Wednesday, January 25, 2012

Three minutes

I was listening to my husband's car leaving. As he set out on what he thought would be an average day at work, there was something much bigger in store for him. My thoughts were interrupted by an eerie howl that attacked me from the nearby woods. I pondered only briefly what the sound might be, and then sat straight up in the bed with nothing but disturbance. Tornadoes.

I need to warn my husband. I had forgotten all about the bad weather, we rarely even watch t.v. but the storms are coming, and he doesn't even know. I turn the t.v. on as I walked past it to do my usual three minute wake up routine of coffee, clothes, glasses, etc. I automatically heard the weather man and at 3:30 a.m., you know something big is happening for him to be there.

I came back to the the television to see exactly where the storms were and for now, we were okay. I texted my husband and told him to be sure he listened to the radio on the way to work but not to text me back, he needed to focus.

As the weather got worse, I watched my husband's route to work in my head and tried to time his every move. With my hand's clinched around my coffee cup I watched in horror as the weather got worse and worse the more distant my husband travelled. I could only hope he was heeding my advice and listening to the radio. Right about the time he arrived within miles from work, I heard the weather man say there was a tornado travelling in the same direction. Firemen were calling in telling of overturned vehicles right where my husband was supposed to be. The tornado was crossing over one of the busiest highways right now, and my husband was on that highway. I watched, knowing "it" could happen, but knowing I was never going to be ready for "it" to.

Sunday night one of our preachers hit the nail on the head when he said something like, we all say we're ready, and then turn around and make plans for tomorrow. We put a lot of things off until tomorrow, because in the past, tomorrow has always come for us. It's not always going to be that way.

I'm not sure I even took a breath as I watched on the screen that map showing the twister go over that highway. I listened intently as they named towns, cities, roads in it's path. Whispering quick prayers as the tornado ripped across the land.

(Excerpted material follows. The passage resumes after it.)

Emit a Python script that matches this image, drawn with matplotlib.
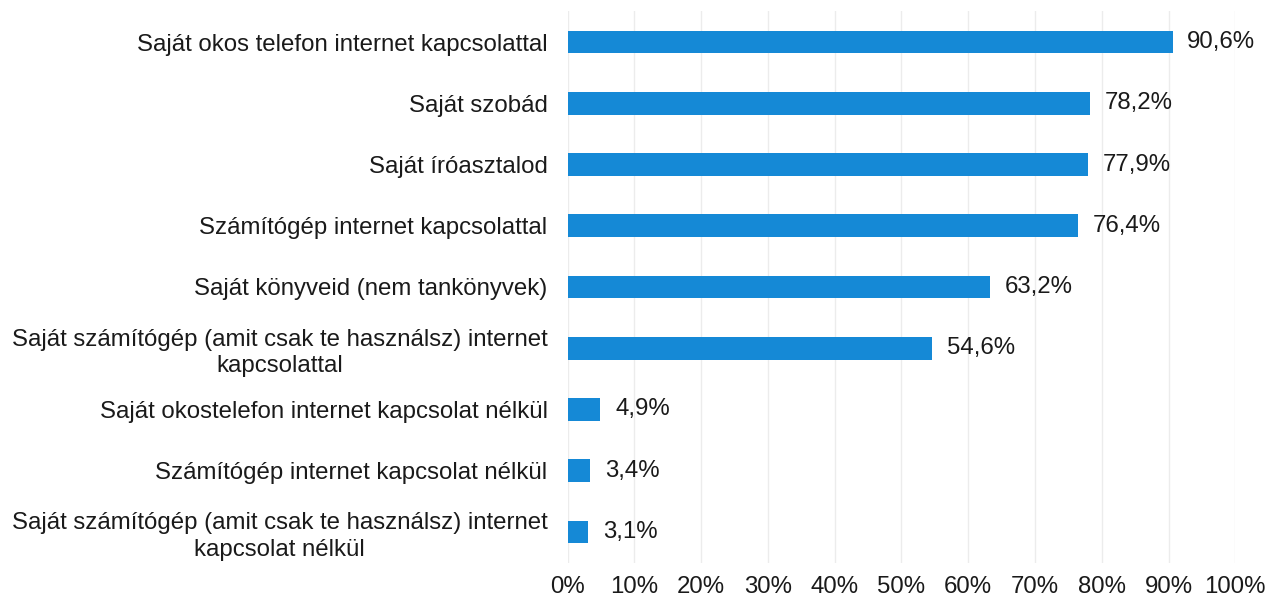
import matplotlib
matplotlib.use("Agg")
import matplotlib.pyplot as plt

categories = [
    "Saját okos telefon internet kapcsolattal",
    "Saját szobád",
    "Saját íróasztalod",
    "Számítógép internet kapcsolattal",
    "Saját könyveid (nem tankönyvek)",
    "Saját számítógép (amit csak te használsz) internet\nkapcsolattal",
    "Saját okostelefon internet kapcsolat nélkül",
    "Számítógép internet kapcsolat nélkül",
    "Saját számítógép (amit csak te használsz) internet\nkapcsolat nélkül",
]
values = [90.6, 78.2, 77.9, 76.4, 63.2, 54.6, 4.9, 3.4, 3.1]
ticks = list(range(0, 101, 10))

plt.rcParams["font.family"] = ["Liberation Sans", "DejaVu Sans"]
fs = 17.3

fig = plt.figure(figsize=(12.67, 6.01), dpi=100)
ax = fig.add_axes([0.448, 0.064, 0.527, 0.917])

pos = list(range(len(categories)))
ax.barh(pos, values, height=0.37, color="#1589d6", zorder=2)
for y, v in zip(pos, values):
    ax.text(v + 2.2, y, f"{v:.1f}%".replace(".", ","), va="center", ha="left",
            fontsize=fs, color="#1a1a1a")

ax.set_xlim(0, 100)
ax.set_ylim(len(categories) - 0.5, -0.5)
ax.set_yticks(pos)
ax.set_yticklabels(categories, fontsize=fs, color="#1a1a1a",
                   multialignment="center", linespacing=1.25)
ax.tick_params(axis="y", length=0, pad=14.4)
ax.set_xticks(ticks)
ax.set_xticklabels([f"{t}%" for t in ticks], fontsize=fs, color="#1a1a1a")
ax.tick_params(axis="x", length=0, pad=10)

ax.grid(axis="x", color="#ececec", linewidth=1, zorder=0)
for s in ax.spines.values():
    s.set_visible(False)

fig.savefig("out.png", dpi=100, facecolor="white")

The phone rang. My trembling hands picked it up and saw my husband's number. For a moment, I thought it was going to be someone from a rescue crew on the other end. When I heard his voice, I was so elated. He was arriving at the spot where the tornado had just passed over. He told me of power lines down, debris, damage, and within his own confusion, he finally realized he'd just missed the violence of a tornado. His phone had not been on...he never got my warning. He had not listened to the radio, he was listening to a cd.

He told me that right down the road he had stopped his car at a gas station. He can drive through almost anything but this time, he pulled over for about three minutes. Those three minutes probably saved his life. It obviously just wasn't his time to go this day. All I could do was thank the Lord for having him pull over because all other attempts failed to reach him. But he was safe.

At a pitch black 4 a.m. hour, he really had no idea until he got off work, what he'd just survived. He saw the path of the storm later on that day, the devastation that killed, the devastation that hurt so many, and he was so grateful. Overturned 18 wheelers, homes ripped apart, schools torn to pieces, yet, he stopped for 3 minutes. Thank you Lord for one more day!